AIM OF THE TASK: In full and without alteration, give the listing again.

DATASET EXTRACT:
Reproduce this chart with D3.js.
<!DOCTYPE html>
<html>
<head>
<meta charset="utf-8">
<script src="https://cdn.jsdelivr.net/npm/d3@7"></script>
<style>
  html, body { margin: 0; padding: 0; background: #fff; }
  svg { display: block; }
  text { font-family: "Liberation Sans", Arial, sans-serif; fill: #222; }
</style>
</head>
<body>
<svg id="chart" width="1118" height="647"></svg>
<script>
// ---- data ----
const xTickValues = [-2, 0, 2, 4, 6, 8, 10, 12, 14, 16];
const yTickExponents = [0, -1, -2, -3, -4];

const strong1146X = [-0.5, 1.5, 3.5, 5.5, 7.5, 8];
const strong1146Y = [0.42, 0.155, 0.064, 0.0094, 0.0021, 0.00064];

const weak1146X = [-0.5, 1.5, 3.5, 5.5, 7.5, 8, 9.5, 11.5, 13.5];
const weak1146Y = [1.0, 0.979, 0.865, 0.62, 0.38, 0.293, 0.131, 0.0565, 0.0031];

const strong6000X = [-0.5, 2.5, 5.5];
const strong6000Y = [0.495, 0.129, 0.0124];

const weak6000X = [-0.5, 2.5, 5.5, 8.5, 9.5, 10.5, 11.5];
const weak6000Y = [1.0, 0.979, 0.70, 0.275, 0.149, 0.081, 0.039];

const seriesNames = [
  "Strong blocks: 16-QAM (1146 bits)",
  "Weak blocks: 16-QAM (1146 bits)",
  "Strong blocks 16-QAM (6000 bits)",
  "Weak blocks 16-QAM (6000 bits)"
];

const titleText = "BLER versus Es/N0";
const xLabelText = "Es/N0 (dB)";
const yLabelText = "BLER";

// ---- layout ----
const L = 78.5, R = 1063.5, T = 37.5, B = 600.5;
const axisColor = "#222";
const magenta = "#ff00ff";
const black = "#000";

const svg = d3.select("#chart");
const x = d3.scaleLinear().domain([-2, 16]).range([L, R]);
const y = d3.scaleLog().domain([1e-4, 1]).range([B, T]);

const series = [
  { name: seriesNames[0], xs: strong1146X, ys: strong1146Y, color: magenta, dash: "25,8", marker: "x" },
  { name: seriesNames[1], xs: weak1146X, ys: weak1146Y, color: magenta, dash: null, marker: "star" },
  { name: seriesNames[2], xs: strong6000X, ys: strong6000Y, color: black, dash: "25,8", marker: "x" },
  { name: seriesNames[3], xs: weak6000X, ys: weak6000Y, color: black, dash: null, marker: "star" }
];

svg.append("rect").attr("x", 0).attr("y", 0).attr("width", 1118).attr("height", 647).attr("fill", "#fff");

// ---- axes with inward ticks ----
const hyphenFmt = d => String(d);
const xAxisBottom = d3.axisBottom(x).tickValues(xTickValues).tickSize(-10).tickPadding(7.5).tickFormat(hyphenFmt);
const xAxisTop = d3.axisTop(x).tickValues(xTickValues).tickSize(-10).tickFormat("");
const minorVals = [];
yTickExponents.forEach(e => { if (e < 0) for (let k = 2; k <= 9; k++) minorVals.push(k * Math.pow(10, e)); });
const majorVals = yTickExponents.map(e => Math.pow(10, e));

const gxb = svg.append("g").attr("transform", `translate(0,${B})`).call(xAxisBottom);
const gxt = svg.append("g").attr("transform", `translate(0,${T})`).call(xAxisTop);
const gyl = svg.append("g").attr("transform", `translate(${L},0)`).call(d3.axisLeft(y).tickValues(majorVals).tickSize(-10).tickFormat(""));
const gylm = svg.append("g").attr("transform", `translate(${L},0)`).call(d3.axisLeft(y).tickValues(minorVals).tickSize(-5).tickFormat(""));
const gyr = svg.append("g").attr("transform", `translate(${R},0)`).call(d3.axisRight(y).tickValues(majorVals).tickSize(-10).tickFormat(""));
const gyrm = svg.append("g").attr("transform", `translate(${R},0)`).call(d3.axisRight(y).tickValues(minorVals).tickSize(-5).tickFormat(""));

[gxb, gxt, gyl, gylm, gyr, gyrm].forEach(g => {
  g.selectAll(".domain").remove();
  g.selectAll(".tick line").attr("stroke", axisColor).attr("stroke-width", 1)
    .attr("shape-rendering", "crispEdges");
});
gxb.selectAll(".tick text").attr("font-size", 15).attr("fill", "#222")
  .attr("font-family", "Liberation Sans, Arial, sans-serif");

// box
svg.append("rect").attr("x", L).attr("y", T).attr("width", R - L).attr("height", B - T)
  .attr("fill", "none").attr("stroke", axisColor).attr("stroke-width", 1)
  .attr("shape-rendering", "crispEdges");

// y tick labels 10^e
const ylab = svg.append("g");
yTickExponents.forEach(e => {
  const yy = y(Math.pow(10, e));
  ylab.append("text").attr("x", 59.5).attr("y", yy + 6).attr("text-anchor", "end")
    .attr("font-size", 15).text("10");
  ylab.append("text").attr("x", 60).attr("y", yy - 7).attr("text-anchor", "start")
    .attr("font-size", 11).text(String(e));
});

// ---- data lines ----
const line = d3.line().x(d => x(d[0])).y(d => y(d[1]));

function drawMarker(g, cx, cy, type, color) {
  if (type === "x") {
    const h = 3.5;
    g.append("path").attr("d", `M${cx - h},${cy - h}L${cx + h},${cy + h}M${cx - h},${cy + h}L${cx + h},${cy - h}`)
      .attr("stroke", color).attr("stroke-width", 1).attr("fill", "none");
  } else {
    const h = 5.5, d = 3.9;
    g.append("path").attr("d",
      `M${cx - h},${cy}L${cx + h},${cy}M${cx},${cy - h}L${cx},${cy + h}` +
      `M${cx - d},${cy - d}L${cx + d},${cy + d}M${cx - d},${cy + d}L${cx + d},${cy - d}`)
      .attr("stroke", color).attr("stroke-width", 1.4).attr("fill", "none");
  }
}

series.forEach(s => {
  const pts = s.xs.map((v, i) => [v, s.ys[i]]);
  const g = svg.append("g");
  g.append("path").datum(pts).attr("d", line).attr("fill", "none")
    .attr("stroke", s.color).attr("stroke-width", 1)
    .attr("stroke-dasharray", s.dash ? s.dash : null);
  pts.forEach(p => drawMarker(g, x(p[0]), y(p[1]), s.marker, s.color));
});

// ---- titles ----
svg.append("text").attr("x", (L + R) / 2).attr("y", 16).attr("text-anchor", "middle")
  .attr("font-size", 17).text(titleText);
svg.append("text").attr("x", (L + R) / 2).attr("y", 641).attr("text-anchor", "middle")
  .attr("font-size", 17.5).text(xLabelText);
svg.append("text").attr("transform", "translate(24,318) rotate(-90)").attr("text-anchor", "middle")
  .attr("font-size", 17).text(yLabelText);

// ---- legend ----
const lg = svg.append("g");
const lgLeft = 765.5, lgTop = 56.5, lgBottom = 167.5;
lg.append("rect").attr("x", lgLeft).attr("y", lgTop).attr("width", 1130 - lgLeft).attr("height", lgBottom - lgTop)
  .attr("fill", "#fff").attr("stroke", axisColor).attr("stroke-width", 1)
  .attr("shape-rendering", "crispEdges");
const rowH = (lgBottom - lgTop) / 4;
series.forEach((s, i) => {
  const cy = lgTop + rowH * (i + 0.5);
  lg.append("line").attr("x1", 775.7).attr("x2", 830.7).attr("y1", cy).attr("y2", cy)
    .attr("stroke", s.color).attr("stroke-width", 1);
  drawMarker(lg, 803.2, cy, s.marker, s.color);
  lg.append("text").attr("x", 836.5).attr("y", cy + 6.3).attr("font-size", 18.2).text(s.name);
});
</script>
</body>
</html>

RESULT OF THE EXERCISE:
Reproduce this chart with D3.js.
<!DOCTYPE html>
<html>
<head>
<meta charset="utf-8">
<script src="https://cdn.jsdelivr.net/npm/d3@7"></script>
<style>
  html, body { margin: 0; padding: 0; background: #fff; }
  svg { display: block; }
  text { font-family: "Liberation Sans", Arial, sans-serif; fill: #222; }
</style>
</head>
<body>
<svg id="chart" width="1118" height="647"></svg>
<script>
// ---- data ----
const xTickValues = [-2, 0, 2, 4, 6, 8, 10, 12, 14, 16];
const yTickExponents = [0, -1, -2, -3, -4];

const strong1146X = [-0.5, 1.5, 3.5, 5.5, 7.5, 8];
const strong1146Y = [0.42, 0.155, 0.064, 0.0094, 0.0021, 0.00064];

const weak1146X = [-0.5, 1.5, 3.5, 5.5, 7.5, 8, 9.5, 11.5, 13.5];
const weak1146Y = [1.0, 0.979, 0.865, 0.62, 0.38, 0.293, 0.131, 0.0565, 0.0031];

const strong6000X = [-0.5, 2.5, 5.5];
const strong6000Y = [0.495, 0.129, 0.0124];

const weak6000X = [-0.5, 2.5, 5.5, 8.5, 9.5, 10.5, 11.5];
const weak6000Y = [1.0, 0.979, 0.70, 0.275, 0.149, 0.081, 0.039];

const seriesNames = [
  "Strong blocks: 16-QAM (1146 bits)",
  "Weak blocks: 16-QAM (1146 bits)",
  "Strong blocks 16-QAM (6000 bits)",
  "Weak blocks 16-QAM (6000 bits)"
];

const titleText = "BLER versus Es/N0";
const xLabelText = "Es/N0 (dB)";
const yLabelText = "BLER";

// ---- layout ----
const L = 78.5, R = 1063.5, T = 37.5, B = 600.5;
const axisColor = "#222";
const magenta = "#ff00ff";
const black = "#000";

const svg = d3.select("#chart");
const x = d3.scaleLinear().domain([-2, 16]).range([L, R]);
const y = d3.scaleLog().domain([1e-4, 1]).range([B, T]);

const series = [
  { name: seriesNames[0], xs: strong1146X, ys: strong1146Y, color: magenta, dash: "25,8", marker: "x" },
  { name: seriesNames[1], xs: weak1146X, ys: weak1146Y, color: magenta, dash: null, marker: "star" },
  { name: seriesNames[2], xs: strong6000X, ys: strong6000Y, color: black, dash: "25,8", marker: "x" },
  { name: seriesNames[3], xs: weak6000X, ys: weak6000Y, color: black, dash: null, marker: "star" }
];

svg.append("rect").attr("x", 0).attr("y", 0).attr("width", 1118).attr("height", 647).attr("fill", "#fff");

// ---- axes with inward ticks ----
const hyphenFmt = d => String(d);
const xAxisBottom = d3.axisBottom(x).tickValues(xTickValues).tickSize(-10).tickPadding(7.5).tickFormat(hyphenFmt);
const xAxisTop = d3.axisTop(x).tickValues(xTickValues).tickSize(-10).tickFormat("");
const minorVals = [];
yTickExponents.forEach(e => { if (e < 0) for (let k = 2; k <= 9; k++) minorVals.push(k * Math.pow(10, e)); });
const majorVals = yTickExponents.map(e => Math.pow(10, e));

const gxb = svg.append("g").attr("transform", `translate(0,${B})`).call(xAxisBottom);
const gxt = svg.append("g").attr("transform", `translate(0,${T})`).call(xAxisTop);
const gyl = svg.append("g").attr("transform", `translate(${L},0)`).call(d3.axisLeft(y).tickValues(majorVals).tickSize(-10).tickFormat(""));
const gylm = svg.append("g").attr("transform", `translate(${L},0)`).call(d3.axisLeft(y).tickValues(minorVals).tickSize(-5).tickFormat(""));
const gyr = svg.append("g").attr("transform", `translate(${R},0)`).call(d3.axisRight(y).tickValues(majorVals).tickSize(-10).tickFormat(""));
const gyrm = svg.append("g").attr("transform", `translate(${R},0)`).call(d3.axisRight(y).tickValues(minorVals).tickSize(-5).tickFormat(""));

[gxb, gxt, gyl, gylm, gyr, gyrm].forEach(g => {
  g.selectAll(".domain").remove();
  g.selectAll(".tick line").attr("stroke", axisColor).attr("stroke-width", 1)
    .attr("shape-rendering", "crispEdges");
});
gxb.selectAll(".tick text").attr("font-size", 15).attr("fill", "#222")
  .attr("font-family", "Liberation Sans, Arial, sans-serif");

// box
svg.append("rect").attr("x", L).attr("y", T).attr("width", R - L).attr("height", B - T)
  .attr("fill", "none").attr("stroke", axisColor).attr("stroke-width", 1)
  .attr("shape-rendering", "crispEdges");

// y tick labels 10^e
const ylab = svg.append("g");
yTickExponents.forEach(e => {
  const yy = y(Math.pow(10, e));
  ylab.append("text").attr("x", 59.5).attr("y", yy + 6).attr("text-anchor", "end")
    .attr("font-size", 15).text("10");
  ylab.append("text").attr("x", 60).attr("y", yy - 7).attr("text-anchor", "start")
    .attr("font-size", 11).text(String(e));
});

// ---- data lines ----
const line = d3.line().x(d => x(d[0])).y(d => y(d[1]));

function drawMarker(g, cx, cy, type, color) {
  if (type === "x") {
    const h = 3.5;
    g.append("path").attr("d", `M${cx - h},${cy - h}L${cx + h},${cy + h}M${cx - h},${cy + h}L${cx + h},${cy - h}`)
      .attr("stroke", color).attr("stroke-width", 1).attr("fill", "none");
  } else {
    const h = 5.5, d = 3.9;
    g.append("path").attr("d",
      `M${cx - h},${cy}L${cx + h},${cy}M${cx},${cy - h}L${cx},${cy + h}` +
      `M${cx - d},${cy - d}L${cx + d},${cy + d}M${cx - d},${cy + d}L${cx + d},${cy - d}`)
      .attr("stroke", color).attr("stroke-width", 1.4).attr("fill", "none");
  }
}

series.forEach(s => {
  const pts = s.xs.map((v, i) => [v, s.ys[i]]);
  const g = svg.append("g");
  g.append("path").datum(pts).attr("d", line).attr("fill", "none")
    .attr("stroke", s.color).attr("stroke-width", 1)
    .attr("stroke-dasharray", s.dash ? s.dash : null);
  pts.forEach(p => drawMarker(g, x(p[0]), y(p[1]), s.marker, s.color));
});

// ---- titles ----
svg.append("text").attr("x", (L + R) / 2).attr("y", 16).attr("text-anchor", "middle")
  .attr("font-size", 17).text(titleText);
svg.append("text").attr("x", (L + R) / 2).attr("y", 641).attr("text-anchor", "middle")
  .attr("font-size", 17.5).text(xLabelText);
svg.append("text").attr("transform", "translate(24,318) rotate(-90)").attr("text-anchor", "middle")
  .attr("font-size", 17).text(yLabelText);

// ---- legend ----
const lg = svg.append("g");
const lgLeft = 765.5, lgTop = 56.5, lgBottom = 167.5;
lg.append("rect").attr("x", lgLeft).attr("y", lgTop).attr("width", 1130 - lgLeft).attr("height", lgBottom - lgTop)
  .attr("fill", "#fff").attr("stroke", axisColor).attr("stroke-width", 1)
  .attr("shape-rendering", "crispEdges");
const rowH = (lgBottom - lgTop) / 4;
series.forEach((s, i) => {
  const cy = lgTop + rowH * (i + 0.5);
  lg.append("line").attr("x1", 775.7).attr("x2", 830.7).attr("y1", cy).attr("y2", cy)
    .attr("stroke", s.color).attr("stroke-width", 1);
  drawMarker(lg, 803.2, cy, s.marker, s.color);
  lg.append("text").attr("x", 836.5).attr("y", cy + 6.3).attr("font-size", 18.2).text(s.name);
});
</script>
</body>
</html>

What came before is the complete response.